I don’t know if Tagami and GoTopless will succeed in changing cultural sentiments, but they have a right to try without government interference.

Peeping Toms Can Legally Take Photos up Women’s Skirts

Hey ladies, you know that creepy guy who tries to peek up your skirt ? Well it’s now legal for him to take a photo of you as well.

upskirt photos legalOne such creep, Christopher Hunt Cleveland, was arrested last June at the Lincoln Memorial on two counts of attempted voyeurism. Park police were suspicious of Cleveland when they spotted him taking photos of women on the steps above him rather than the giant statute of the bearded man. When police searched Cleveland’s camera and car, they found several hundred photos of women’s “private parts.”

At this point, most would expect a plea bargain if not an outright conviction. Unfortunately for decent people, Cleveland’s lawyer convinced Judge Juliet McKenna to suppress the evidence. Judge McKenna ruled that Cleveland’s photographs could not be used as evidence against him because “there is no evidence Mr. Cleveland positioned his camera in any way or employed photographic techniques or illumination, so as to capture images that were not already on public display.” In other words, the photographs were inadmissible as evidence because somehow the women’s crotches were already visible to the naked eye. Score one for the perverts.

Halfway across the country, the Texas Court of Criminal Appeals came to a similar, although slightly different, conclusion.

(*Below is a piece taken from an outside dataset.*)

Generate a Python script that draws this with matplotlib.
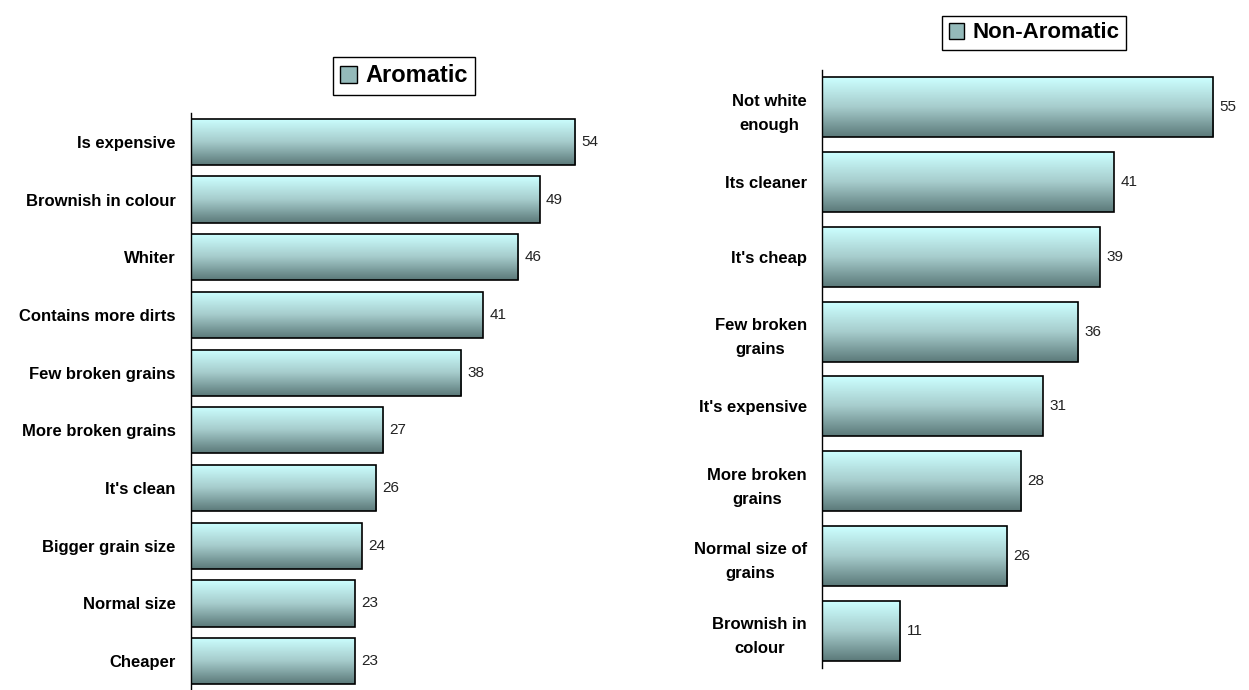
import numpy as np
import matplotlib.pyplot as plt
from matplotlib.patches import Patch
from matplotlib.colors import LinearSegmentedColormap

plt.rcParams['font.family'] = ['Liberation Sans', 'DejaVu Sans']

aromatic_labels = ["Is expensive", "Brownish in colour", "Whiter", "Contains more dirts",
                   "Few broken grains", "More broken grains", "It's clean",
                   "Bigger grain size", "Normal size", "Cheaper"]
aromatic_values = [54, 49, 46, 41, 38, 27, 26, 24, 23, 23]

non_aromatic_labels = ["Not white\nenough", "Its cleaner", "It's cheap", "Few broken\ngrains",
                       "It's expensive", "More broken\ngrains", "Normal size of\ngrains",
                       "Brownish in\ncolour"]
non_aromatic_values = [55, 41, 39, 36, 31, 28, 26, 11]

grad_cmap = LinearSegmentedColormap.from_list(
    'bar_grad', ['#CCFFFF', '#A6CCCC', '#5C7A7A'])


def gradient_bars(ax, labels, values, bar_h=0.8):
    n = len(values)
    pos = np.arange(n)[::-1]
    grad = np.linspace(0, 1, 64).reshape(-1, 1)
    bars = ax.barh(pos, values, height=bar_h, facecolor='none',
                   edgecolor='black', linewidth=1.2, zorder=3)
    for b, v in zip(bars, values):
        y0 = b.get_y()
        im = ax.imshow(grad, cmap=grad_cmap, aspect='auto', origin='upper',
                       extent=(0, v, y0, y0 + bar_h), zorder=2)
        im.set_clip_path(b)
        ax.text(v + 0.9, b.get_y() + bar_h / 2, str(v), va='center', ha='left',
                fontsize=11, color='#222222')
    ax.set_xlim(0, 60)
    ax.set_ylim(-0.5, n - 0.5)
    ax.set_yticks(pos)
    ax.set_yticklabels(labels, fontsize=12, fontweight='bold', linespacing=1.75,
                       multialignment='center')
    ax.tick_params(axis='y', length=0, pad=11)
    ax.set_xticks([])
    for s in ['top', 'right', 'bottom']:
        ax.spines[s].set_visible(False)
    ax.spines['left'].set_linewidth(1.0)


fig = plt.figure(figsize=(12.49, 6.90), dpi=100)

ax1 = fig.add_axes([191 / 1249, 0.0, 427 / 1249, 577 / 690])
gradient_bars(ax1, aromatic_labels, aromatic_values)

ax2 = fig.add_axes([822 / 1249, 22 / 690, 427 / 1249, 598 / 690])
gradient_bars(ax2, non_aromatic_labels, non_aromatic_values)

handle = Patch(facecolor='#94BABA', edgecolor='black', linewidth=1.0)
fig.legend([handle], ['Aromatic'], loc='center', bbox_to_anchor=(404 / 1249, 1 - 76 / 690),
           prop={'weight': 'bold', 'size': 17}, frameon=True, fancybox=False,
           edgecolor='black', handlelength=0.7, handleheight=0.7, handletextpad=0.35,
           borderpad=0.3, framealpha=1)
fig.legend([handle], ['Non-Aromatic'], loc='center', bbox_to_anchor=(1034 / 1249, 1 - 33 / 690),
           prop={'weight': 'bold', 'size': 16}, frameon=True, fancybox=False,
           edgecolor='black', handlelength=0.7, handleheight=0.7, handletextpad=0.35,
           borderpad=0.3, framealpha=1)

fig.savefig('out.png', dpi=100)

Ronald Thompson was arrested in 2011 after he was caught taking underwater pictures of children in swimsuits. Although police couldn’t charge him with child pornography (the children were clothed), they did try to convict him under a statute which prohibited improper photography or visual recording acquired in public for sexual gratification.

In an 8-1 decision, the Court ruled that the law banning improper photography for sexual gratification violated the free speech clause of the Constitution. The Court agreed that the law was trying to protect citizens from dirty sexual thoughts, but regulation of thoughts is exactly what the First Amendment is designed to protect against.

Is It Always the Woman’s Fault?

Although the two cases and the outcomes were similar, the two courts took two different paths to arrive at these disturbing results. Internet commentators have condemned both rulings as cases that destroy women’s privacy. The outrage is understandable, but criminal prosecution isn’t the route society should take to stop this kind of behavior.

The D.C. Court ruled that the voyeur’s photos were not evidence of a violation of the law because the pictures were not depictions of anything illegal. Judge McKenna didn’t rule that women have no privacy, but that their privacy had not been violated. Indeed, it would be odd if the judge had ruled that women have no privacy because Judge McKenna is only a trial level judge without the authority to make that kind of ruling. Moreover, Judge McKenna is a women; it’s hard to argue that “male privilege” was a factor when the decision comes from a judge who might one day be on the wrong end of her own ruling.

The Texas case is a different beast altogether. Unlike Cleveland, Thompson was already guilty of violating a law. The Appeals Court overturned the law his conviction was built on because the law itself violated free speech. The free speech argument is particularly clever because it subtly shifts the focus of the case from the women’s privacy to the defendant’s right to express himself. In D.C., women’s privacy wasn’t violated. In Texas, women’s privacy was a secondary concern.

What Now?

If criminal prosecution isn’t the answer, what is? Free speech only limits government action. If you feel your privacy has been violated, you’re free to bring a lawsuit yourself. Such a lawsuit could produce a court order to make the pervert stop. The problem is that the camera guy would have to take pictures of the same woman repeatedly for her to bring suit, and voyeurs like Cleveland target different women every day.

On the other hand, if someone like Thompson is taking pictures at a private facility like a water park, the business itself can ban the pedophile from entering. If someone is taking pictures of you or you see someone taking pictures at a restaurant or private park, you should definitely complain to management and/or the owners.